Run training (debug CPU mode)

python train.py --configs defaults atari debug --env_id Atari-Pong

Run training (full GPU mode)

python train.py --configs defaults atari atari_pong --run_name atari_pong_1

Running with Docker

docker build . -f Dockerfile -t pydreamer
docker run -it pydreamer sh scripts/xvfb_run.sh python3 train.py --configs defaults atari atari_pong

Running on Kubernetes

See scripts/kubernetes/run_pydreamer.sh

Configuration

All of the configuration is done via YAML files stored in config/*.yaml. PyDreamer automatically loads all YAML files it finds there, and when you specify --configs {section1} {section2} ... it takes a union of the sections with given names.

The typical usage is to specify --configs defaults {env_config} {experiment}, where

You can also override individual parameters with command line arguments, e.g.

python train.py --configs defaults atari --env_id Atari-Pong --gamma 0.995

Mlflow Tracking

PyDreamer relies quite heavily on Mlflow tracking to log metrics, images, store model checkpoints and even replay buffer.

That does NOT mean you need to have a Mlflow tracking server installed. By default, mlflow is just a pip package, which stores all metrics and files locally under ./mlruns directory.

That said, if you are running experiments on the cloud, it is very convenient to set up a persistent Mlflow tracking server. In that case just set the MLFLOW_TRACKING_URI env variable, and all the metrics will be sent to the server instead of written to the local dir.
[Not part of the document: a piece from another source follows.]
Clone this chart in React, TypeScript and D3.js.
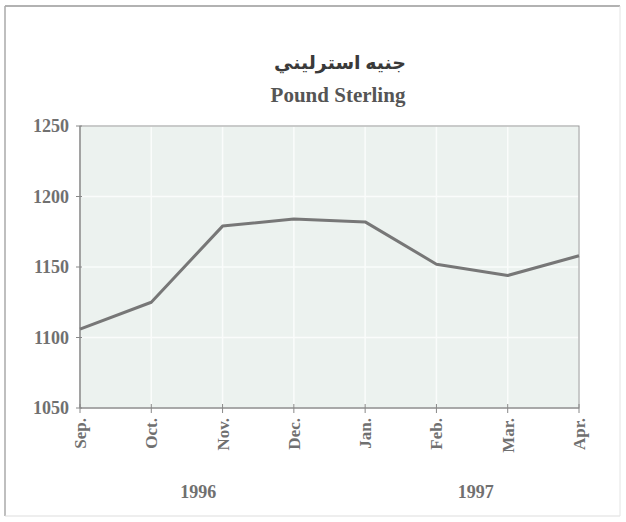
import React from "react";
import * as d3 from "d3";

const months = ["Sep.", "Oct.", "Nov.", "Dec.", "Jan.", "Feb.", "Mar.", "Apr."];
const values = [1106, 1125, 1179, 1184, 1182, 1152, 1144, 1158];
const yTicks = [1050, 1100, 1150, 1200, 1250];
const yearLabels = ["1996", "1997"];
const yearCenters = [1.66, 5.55];
const titleAr = "جنيه استرليني";
const titleEn = "Pound Sterling";

export default function App() {
  const W = 626, H = 522;
  const left = 80, right = 579, top = 126, bottom = 408;
  const x = d3.scalePoint<string>().domain(months).range([left, right]);
  const xi = d3.scaleLinear().domain([0, months.length - 1]).range([left, right]);
  const y = d3.scaleLinear().domain([1050, 1250]).range([bottom, top]);
  const line = d3
    .line<number>()
    .x((_, i) => x(months[i]) as number)
    .y((d) => y(d));
  const font = "'Liberation Serif', 'DejaVu Serif', serif";
  const textColor = "#707070";
  return (
    <svg
      width={W}
      height={H}
      style={{ position: "absolute", left: 0, top: 0, background: "#fff" }}
      fontFamily={font}
    >
      {/* outer frame */}
      <line x1={5} y1={6} x2={620} y2={6} stroke="#999" strokeWidth={1.5} />
      <line x1={5} y1={6} x2={5} y2={516} stroke="#aaa" strokeWidth={1.5} />
      <line x1={5} y1={516} x2={620} y2={516} stroke="#ddd" strokeWidth={1} />
      <line x1={620} y1={6} x2={620} y2={516} stroke="#e4e4e4" strokeWidth={1} />

      <text x={340} y={69} textAnchor="middle" fontSize={19} fontWeight="bold" fill="#3a3a3a"
        fontFamily="'Liberation Serif', 'DejaVu Sans', serif" direction="rtl">
        {titleAr}
      </text>
      <text x={338} y={102} textAnchor="middle" fontSize={21} fontWeight="bold" fill="#555">
        {titleEn}
      </text>

      {/* plot background */}
      <rect x={left} y={top} width={right - left} height={bottom - top} fill="#ecf2ef" />
      {/* gridlines */}
      {yTicks.map((t) => (
        <line key={"g" + t} x1={left} x2={right} y1={y(t)} y2={y(t)} stroke="#fafcfb" strokeWidth={1.5} />
      ))}
      {months.map((m) => (
        <line key={"v" + m} x1={x(m)} x2={x(m)} y1={top} y2={bottom} stroke="#fafcfb" strokeWidth={1.5} />
      ))}
      <rect x={left} y={top} width={right - left} height={bottom - top} fill="none" stroke="#999" strokeWidth={1} />
      <line x1={left} x2={left} y1={top} y2={bottom} stroke="#888" strokeWidth={1.2} />
      <line x1={left} x2={right} y1={bottom} y2={bottom} stroke="#888" strokeWidth={1.2} />

      {/* y ticks */}
      {yTicks.map((t) => (
        <g key={"y" + t}>
          <line x1={left - 4} x2={left + 2} y1={y(t)} y2={y(t)} stroke="#888" strokeWidth={1} />
          <text x={69} y={y(t)} dy="0.35em" textAnchor="end" fontSize={18} fontWeight="bold" fill={textColor}>
            {t}
          </text>
        </g>
      ))}

      {/* x ticks */}
      {months.map((m) => (
        <g key={"x" + m}>
          <line x1={x(m)} x2={x(m)} y1={bottom - 4} y2={bottom + 5} stroke="#888" strokeWidth={1} />
          <text
            transform={`translate(${(x(m) as number) + 6},${bottom + 10}) rotate(-90)`}
            textAnchor="end"
            fontSize={17}
            fontWeight="bold"
            fill={textColor}
          >
            {m}
          </text>
        </g>
      ))}

      {yearLabels.map((lab, i) => (
        <text
          key={lab}
          x={xi(yearCenters[i])}
          y={498}
          textAnchor="middle"
          fontSize={18}
          fontWeight="bold"
          fill={textColor}
        >
          {lab}
        </text>
      ))}

      <path d={line(values) || ""} fill="none" stroke="#777" strokeWidth={3} strokeLinejoin="round" />
    </svg>
  );
}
Note that the replay buffer is just a directory with mlflow artifacts in *.npz format, so if you set up an S3 or GCS mlflow artifact store, the replay buffer will be actually stored on the cloud and replayed from there! This makes it easy to persist data across container restarts, but be careful to store data in the same cloud region as the training containers, to avoid data transfer charges.